Any "medical timebombs" someone with a degenerative conditions could use to shorten lifespan?

It’s pretty common in discussions about degenerative conditions like ALS, Alzheimer’s, dementia, etc. for people to say they would turn to assisted suicide instead of letting things take their natural course. That can be understandable, as the person may not want to spend decades in that state, as well as not want to put their family through all the care, cost and support issues. But the problem with suicide in that case is that the person needs to take that step while they are still competent. That almost certainly means the person has to make the decision well before the condition has progressed to the later stages. If someone’s mental or physical capabilities are declining, there will be a point where they won’t remember or be able to do what they need to do. If instead the person could take some steps to ensure they could limit their lifespan to a short time–like a year or two–they might be more willing wait it out.

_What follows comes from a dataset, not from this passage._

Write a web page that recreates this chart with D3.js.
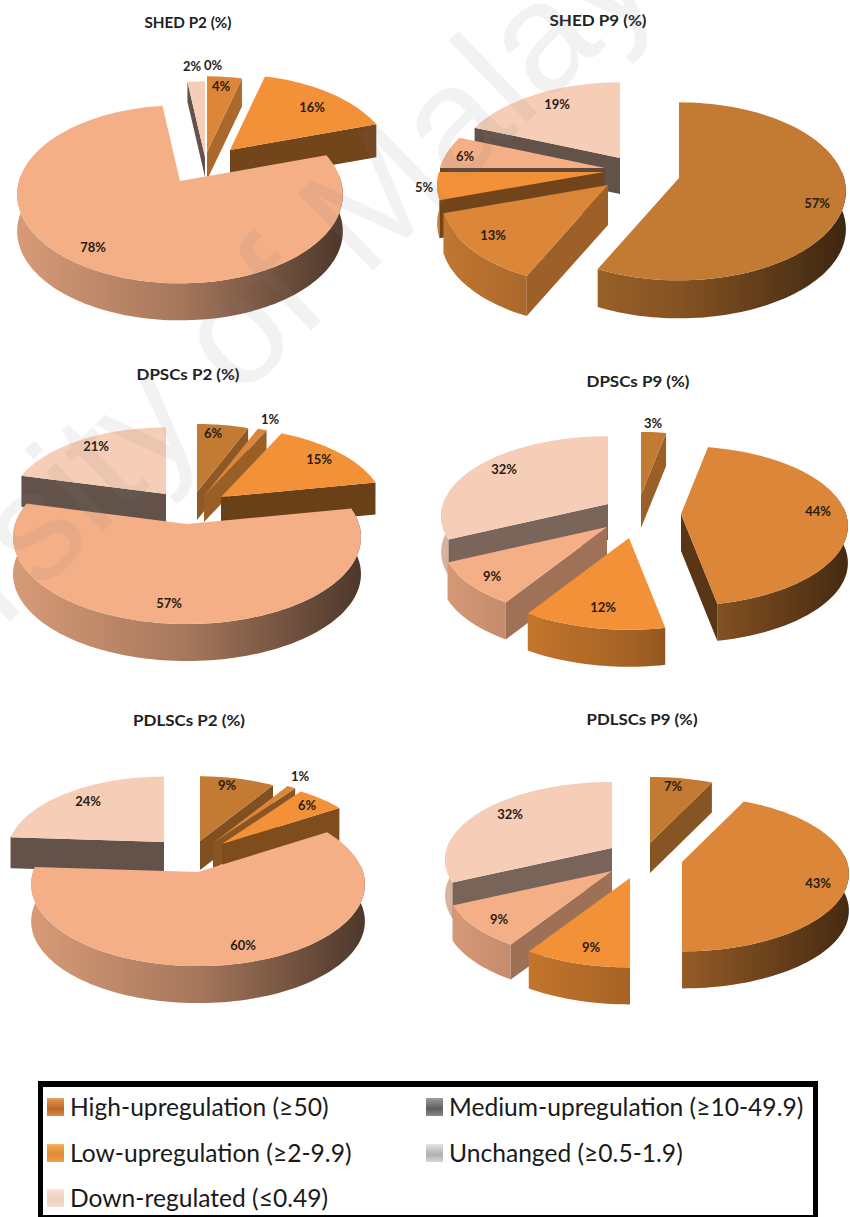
<!DOCTYPE html>
<html><head><meta charset="utf-8">
<script src="https://cdn.jsdelivr.net/npm/d3@7/dist/d3.min.js"></script>
<style>html,body{margin:0;padding:0;background:#fff}svg{display:block}</style>
</head><body><svg id="c" width="850" height="1217"></svg>
<script>
// ---- data ----
const legendLabels = ["High-upregulation (≥50)","Medium-upregulation (≥10-49.9)","Low-upregulation (≥2-9.9)","Unchanged (≥0.5-1.9)","Down-regulated (≤0.49)"];
const chartTitles = ["SHED P2 (%)","SHED P9 (%)","DPSCs P2 (%)","DPSCs P9 (%)","PDLSCs P2 (%)","PDLSCs P9 (%)"];
const shedP2  = [0,4,16,78,2];
const shedP9  = [57,13,5,6,19];
const dpscP2  = [6,1,15,57,21];
const dpscP9  = [3,44,12,9,32];
const pdlscP2 = [9,1,6,60,24];
const pdlscP9 = [7,43,9,9,32];
const seriesValues = [shedP2,shedP9,dpscP2,dpscP9,pdlscP2,pdlscP9];

// ---- styles ----
const sliceColors = ["#C37A33","#DB8638","#F29137","#F4AF87","#F6CDB6"];
const swatchColors = [["#E8A060","#B9662C","#DC8A48"],["#A0A0A0","#5E5E5E","#8A8A8A"],["#F8B868","#E08A34","#F0A04C"],["#E6E6E6","#B0B0B0","#D6D6D6"],["#F8E6DC","#F0D0C0","#F6DCCF"]];

// ---- layout: per chart disc size, title, per slice [tipX, tipY, scale, depth], label centres ----
const layout = [
 {rx:161,ry:87,t:[188,23],tw:87,
  s:[[207,150,1,30],[207,152,1,28],[230,150,1,33],[180,181,1,37],[205,157,1,20]],
  l:[[213,65],[221,86],[312,107],[93,247],[192,66]]},
 {rx:165,ry:87,t:[598,21],tw:97,
  s:[[679,178,1,38],[608,185,1,40],[604,172,1,38],[605,168,1,34],[620,158,1,36]],
  l:[[817,203],[493,235],[424,187],[465,156],[557,104]]},
 {rx:172,ry:85,t:[188,375],tw:103,
  s:[[197,492,.92,28],[204,496,.97,26],[221,497,.94,32],[187,524,1,37],[166,494,.9,31]],
  l:[[213,433],[270,419],[319,459],[169,603],[96,446]]},
 {rx:165,ry:78,t:[638,382],tw:103,
  s:[[641,495,.93,33],[681,514,1,37],[629,538,1,37],[607,527,1,37],[608,504,1,36]],
  l:[[653,423],[818,511],[603,607],[492,576],[504,469]]},
 {rx:165,ry:80,t:[189,721],tw:112,
  s:[[200,841,.93,29],[213,843,.95,27],[222,844,.91,33],[198,872,1,37],[164,842,.94,31]],
  l:[[227,785],[300,776],[307,805],[243,945],[88,801]]},
 {rx:165,ry:76,t:[642,720],tw:111,
  s:[[650,843,1,30],[682,862,1,37],[630,878,1,37],[612,871,1,35],[612,848,1,36]],
  l:[[673,786],[818,883],[591,947],[499,919],[510,814]]}
];
const perspective = 0.15;

const svg = d3.select("#c");
const defs = svg.append("defs");
const root = svg.append("g");
const shade = (col,f)=>{const c=d3.rgb(col);return d3.rgb(c.r*f,c.g*f,c.b*f).formatHex();};
const line = d3.line();
const pie = d3.pie().sort(null).value(d=>d);

function project(a,rx,ry,k){
  const s = 1/(1+perspective*Math.cos(a));
  return [Math.sin(a)*rx*s*k, -Math.cos(a)*ry*s*k];
}

seriesValues.forEach((vals,ci)=>{
  const L = layout[ci];
  const arcs = pie(vals).map((d,i)=>({d,i,tip:L.s[i]}));
  const g = root.append("g");
  arcs.filter(o=>o.d.value>0).sort((a,b)=>a.tip[1]-b.tip[1]).forEach(o=>{
    const [tx,ty,k,depth] = o.tip, col = sliceColors[o.i];
    const a0=o.d.startAngle, a1=o.d.endAngle;
    const n = Math.max(2,Math.ceil((a1-a0)/0.03));
    const angs = d3.range(n+1).map(j=>a0+(a1-a0)*j/n);
    const pt = a=>{const p=project(a,L.rx,L.ry,k);return [tx+p[0],ty+p[1]];};
    const topArc = angs.map(pt);
    // outer wall, only where it faces the viewer
    const frontArc = angs.filter(a=>Math.cos(a)<0.1).map(pt);
    if(frontArc.length>1){
      const gid=`w${ci}_${o.i}`;
      const lg=defs.append("linearGradient").attr("id",gid).attr("gradientUnits","userSpaceOnUse")
        .attr("x1",tx-L.rx).attr("x2",tx+L.rx).attr("y1",0).attr("y2",0);
      [[0,.88],[.5,.68],[1,.32]].forEach(s=>lg.append("stop").attr("offset",s[0]).attr("stop-color",shade(col,s[1])));
      const wall=frontArc.concat(frontArc.slice().reverse().map(p=>[p[0],p[1]+depth]));
      g.append("path").attr("d",line(wall)+"Z").attr("fill",`url(#${gid})`);
    }
    // radial cut faces that look toward the viewer
    const faces=[];
    if(Math.sin(a0)<-1e-6) faces.push(topArc[0]);
    if(Math.sin(a1)>1e-6) faces.push(topArc[n]);
    faces.forEach(c=>{
      const ex=c[0]-tx, ey=c[1]-ty, len=Math.hypot(ex,ey)||1;
      let nx=-ey/len, ny=ex/len; if(ny<0){nx=-nx;ny=-ny;}
      const f=0.4+0.42*Math.max(0,nx);
      g.append("path").attr("d",line([[tx,ty],c,[c[0],c[1]+depth],[tx,ty+depth]])+"Z").attr("fill",shade(col,f));
    });
    // top
    g.append("path").attr("d",line([[tx,ty]].concat(topArc))+"Z").attr("fill",col);
  });
  // labels
  g.selectAll("text.lab").data(vals).join("text").attr("class","lab")
    .attr("x",(d,i)=>L.l[i][0]).attr("y",(d,i)=>L.l[i][1]).attr("dy","0.35em")
    .attr("text-anchor","middle").attr("font-family","Lato").attr("font-weight",700)
    .attr("font-size",13).attr("fill","#2a1c14").text(d=>d+"%");
  g.append("text").attr("x",L.t[0]).attr("y",L.t[1]).attr("dy","0.35em").attr("text-anchor","middle")
    .attr("font-family","Lato").attr("font-weight",700).attr("font-size",15).attr("fill","#222")
    .attr("textLength",L.tw).attr("lengthAdjust","spacingAndGlyphs").text(chartTitles[ci]);
});

// watermark
svg.append("text").attr("transform","translate(-285,906) rotate(-44)")
  .attr("font-family","Liberation Sans").attr("font-size",156).attr("fill","#808080").attr("fill-opacity",.1)
  .text("University of Malaya");

// legend
const lg = svg.append("g");
[[38,1081,780,6],[38,1081,5,136],[813,1081,5,136],[38,1215,780,2]].forEach(r=>{
  lg.append("rect").attr("x",r[0]).attr("y",r[1]).attr("width",r[2]).attr("height",r[3]).attr("fill","#000");
});
const legendCols=[47,426], legendRows=[1107,1153,1198];
const legendPos=[[0,0],[1,0],[0,1],[1,1],[0,2]];
legendLabels.forEach((t,i)=>{
  const x=legendCols[legendPos[i][0]], y=legendRows[legendPos[i][1]];
  const gr=defs.append("linearGradient").attr("id","lg"+i).attr("x1",0).attr("x2",0).attr("y1",0).attr("y2",1);
  gr.append("stop").attr("offset",0).attr("stop-color",swatchColors[i][0]);
  gr.append("stop").attr("offset",.15).attr("stop-color",swatchColors[i][2]);
  gr.append("stop").attr("offset",.6).attr("stop-color",swatchColors[i][1]);
  gr.append("stop").attr("offset",1).attr("stop-color",swatchColors[i][2]);
  lg.append("rect").attr("x",x).attr("y",y-9).attr("width",17).attr("height",18).attr("fill",`url(#lg${i})`);
  lg.append("text").attr("x",x+23).attr("y",y).attr("dy","0.35em").attr("font-family","Lato").attr("font-size",24.6).attr("fill","#1a1a1a").text(t);
});
</script></body></html>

Impractical solutions would be things like exposure to cancer-causing chemicals, strong radiation, or liver-damaging foods. Those kinds of things can limit your lifespan to just a few years. But it wouldn’t be practical in this kind of scenario since people would not want to go through the long and painful suffering process from those kinds of things.

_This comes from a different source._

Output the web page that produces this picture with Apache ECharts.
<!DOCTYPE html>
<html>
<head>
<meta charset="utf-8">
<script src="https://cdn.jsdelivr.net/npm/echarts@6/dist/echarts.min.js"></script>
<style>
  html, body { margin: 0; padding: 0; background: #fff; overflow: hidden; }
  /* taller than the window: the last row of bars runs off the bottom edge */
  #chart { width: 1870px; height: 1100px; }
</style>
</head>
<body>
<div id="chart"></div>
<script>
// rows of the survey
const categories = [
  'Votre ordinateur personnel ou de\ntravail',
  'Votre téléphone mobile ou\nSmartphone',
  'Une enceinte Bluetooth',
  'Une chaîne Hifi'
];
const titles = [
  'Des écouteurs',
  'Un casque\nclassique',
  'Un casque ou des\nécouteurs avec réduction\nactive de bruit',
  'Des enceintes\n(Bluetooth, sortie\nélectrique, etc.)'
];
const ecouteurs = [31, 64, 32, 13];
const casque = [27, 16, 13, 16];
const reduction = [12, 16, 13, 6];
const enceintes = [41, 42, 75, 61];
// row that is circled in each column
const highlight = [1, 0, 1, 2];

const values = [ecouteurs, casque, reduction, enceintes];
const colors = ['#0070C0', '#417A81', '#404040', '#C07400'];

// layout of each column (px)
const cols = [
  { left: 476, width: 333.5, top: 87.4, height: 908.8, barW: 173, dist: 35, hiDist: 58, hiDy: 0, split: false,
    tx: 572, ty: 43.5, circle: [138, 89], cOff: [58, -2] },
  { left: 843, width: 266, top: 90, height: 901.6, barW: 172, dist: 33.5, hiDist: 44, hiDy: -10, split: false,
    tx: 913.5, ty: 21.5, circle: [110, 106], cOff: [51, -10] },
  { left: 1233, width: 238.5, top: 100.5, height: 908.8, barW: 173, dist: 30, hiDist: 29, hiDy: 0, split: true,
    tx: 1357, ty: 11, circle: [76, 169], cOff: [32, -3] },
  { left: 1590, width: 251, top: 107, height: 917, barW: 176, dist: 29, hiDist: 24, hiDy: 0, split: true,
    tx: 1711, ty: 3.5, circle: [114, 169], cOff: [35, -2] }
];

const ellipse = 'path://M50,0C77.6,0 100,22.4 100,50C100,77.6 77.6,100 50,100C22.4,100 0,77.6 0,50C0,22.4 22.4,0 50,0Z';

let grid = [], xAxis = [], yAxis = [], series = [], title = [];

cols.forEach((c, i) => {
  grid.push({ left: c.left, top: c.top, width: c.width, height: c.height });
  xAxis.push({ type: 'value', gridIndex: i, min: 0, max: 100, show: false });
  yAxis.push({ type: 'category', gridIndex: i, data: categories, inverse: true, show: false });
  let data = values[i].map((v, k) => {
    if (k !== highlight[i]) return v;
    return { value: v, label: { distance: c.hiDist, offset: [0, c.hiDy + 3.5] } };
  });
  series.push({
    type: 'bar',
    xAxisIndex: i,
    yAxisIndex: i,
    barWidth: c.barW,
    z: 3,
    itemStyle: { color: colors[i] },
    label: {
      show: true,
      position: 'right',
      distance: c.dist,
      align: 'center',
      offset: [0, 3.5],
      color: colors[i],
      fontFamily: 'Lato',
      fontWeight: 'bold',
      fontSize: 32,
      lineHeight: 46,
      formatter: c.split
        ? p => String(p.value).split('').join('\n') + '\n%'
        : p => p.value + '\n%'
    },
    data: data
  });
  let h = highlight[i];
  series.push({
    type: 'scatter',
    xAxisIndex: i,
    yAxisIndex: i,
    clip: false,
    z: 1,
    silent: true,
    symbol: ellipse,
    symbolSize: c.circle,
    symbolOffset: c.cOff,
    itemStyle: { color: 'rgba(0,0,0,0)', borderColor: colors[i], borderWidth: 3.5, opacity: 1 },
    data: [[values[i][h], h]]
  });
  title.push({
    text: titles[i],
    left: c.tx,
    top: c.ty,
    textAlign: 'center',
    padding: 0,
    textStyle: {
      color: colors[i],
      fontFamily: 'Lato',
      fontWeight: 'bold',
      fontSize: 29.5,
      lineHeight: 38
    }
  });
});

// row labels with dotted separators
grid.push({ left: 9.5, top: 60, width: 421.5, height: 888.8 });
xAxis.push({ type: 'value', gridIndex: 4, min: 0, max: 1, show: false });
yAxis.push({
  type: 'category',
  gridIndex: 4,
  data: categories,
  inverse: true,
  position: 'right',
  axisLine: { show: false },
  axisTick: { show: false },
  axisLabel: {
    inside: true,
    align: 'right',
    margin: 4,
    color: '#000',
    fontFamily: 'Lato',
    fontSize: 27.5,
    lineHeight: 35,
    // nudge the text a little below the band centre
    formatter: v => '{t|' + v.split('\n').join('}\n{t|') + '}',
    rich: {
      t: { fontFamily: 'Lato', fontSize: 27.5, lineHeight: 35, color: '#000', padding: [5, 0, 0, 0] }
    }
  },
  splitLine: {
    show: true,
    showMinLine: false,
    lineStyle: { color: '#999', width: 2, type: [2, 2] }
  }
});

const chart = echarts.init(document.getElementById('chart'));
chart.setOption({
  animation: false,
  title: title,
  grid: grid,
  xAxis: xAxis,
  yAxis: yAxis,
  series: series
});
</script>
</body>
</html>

A perfect solution could be something like a reverse pacemaker. Rather than ensuring your heart stays beating, it could stop your heart after a certain amount of time. It could even be interactive where you had to send a signal to it to keep it going. If it didn’t get the signal for some period of time, the assumption is that your condition has progressed and it’s time to activate. But I can’t imagine something like this ever being researched or approved for human use.

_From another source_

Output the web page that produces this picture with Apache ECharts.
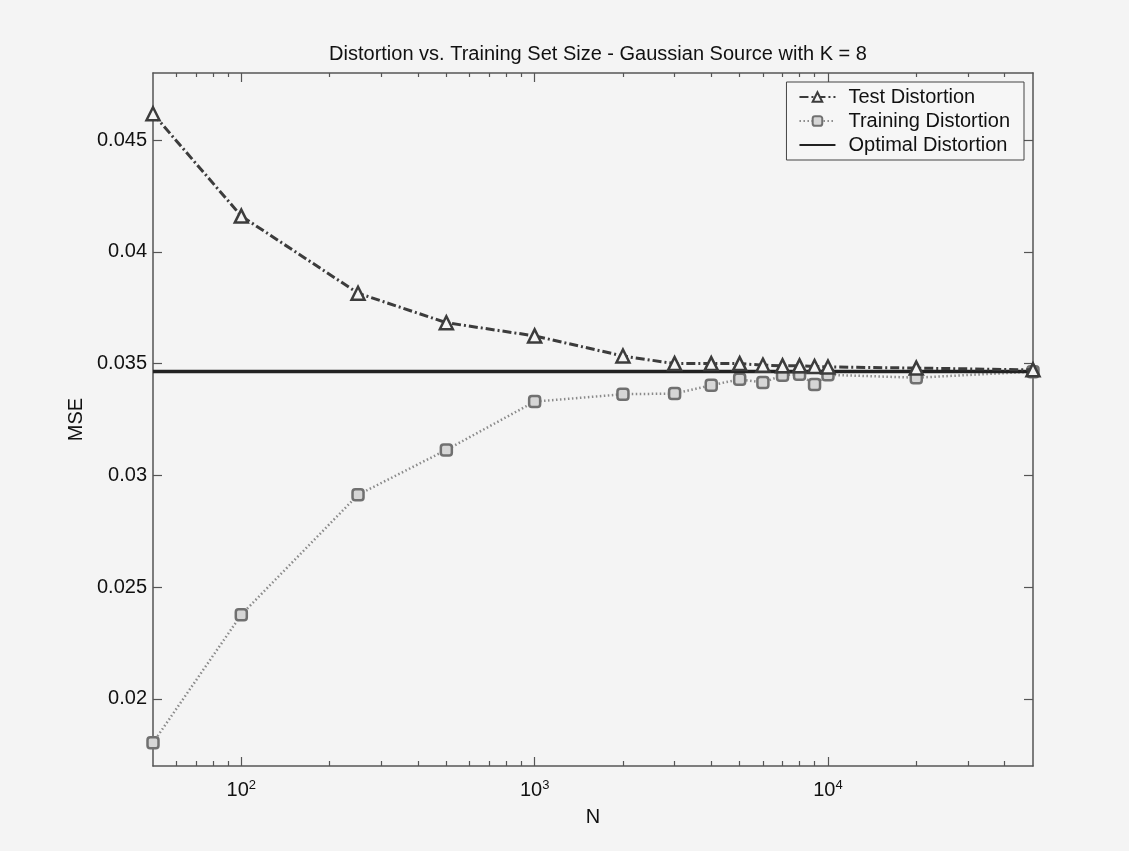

So I’m wondering if there’s any assisted suicide alternative which would lead to a relatively painless death in a few years rather than immediatly. But instead of causing a painless death quickly, the painless death would happen after some long period of itme.

The NY Times had an article about one such method a few years ago, but I suspect it would violate forum rules to describe it since it was decidedly illegal.

I had an AV node ablation to treat atrial fibrillation. This left me pacemaker dependent. Pacemaker battery life runs around seven to 10 years, so I have a periodic “option to renew” as it were. No physician would have done the ablation without the pacemaker installed, but when the battery goes dead my understanding is that it would require a finding of incompetence and a court order to implant a new one. At least, that was what my electrophysiologist told me when we discussed end of life implications.

I’m sure there are many questionable ways to accomplish this, but I was hoping that there will be something that is legal and medically approved. Assisted suicide is legal in some states and countries now. I would think a delayed death would be a viable option in a situation where assisted suicide would otherwise be allowed. Even if it’s not possible today, does it seem plausible that one day it could be an option?

No hints? I’m genuinely curious what the method was.

As for the subject at hand, I have seen documentaries and heard stories about people committing suicide while they were still able. I think one man had ALS, another woman had dementia. They both knew they were only a few months away from reaching a point where they weren’t able to take their own lives, so they decided to do it when they still had the ability.

However a passive device that say stops your heart after 6 months would also be a good option for them.

Moderator Action

Given that assisted suicide is a crime in Illinois where the SDMB is based, and that this is basically a “how to” thread, this is closed.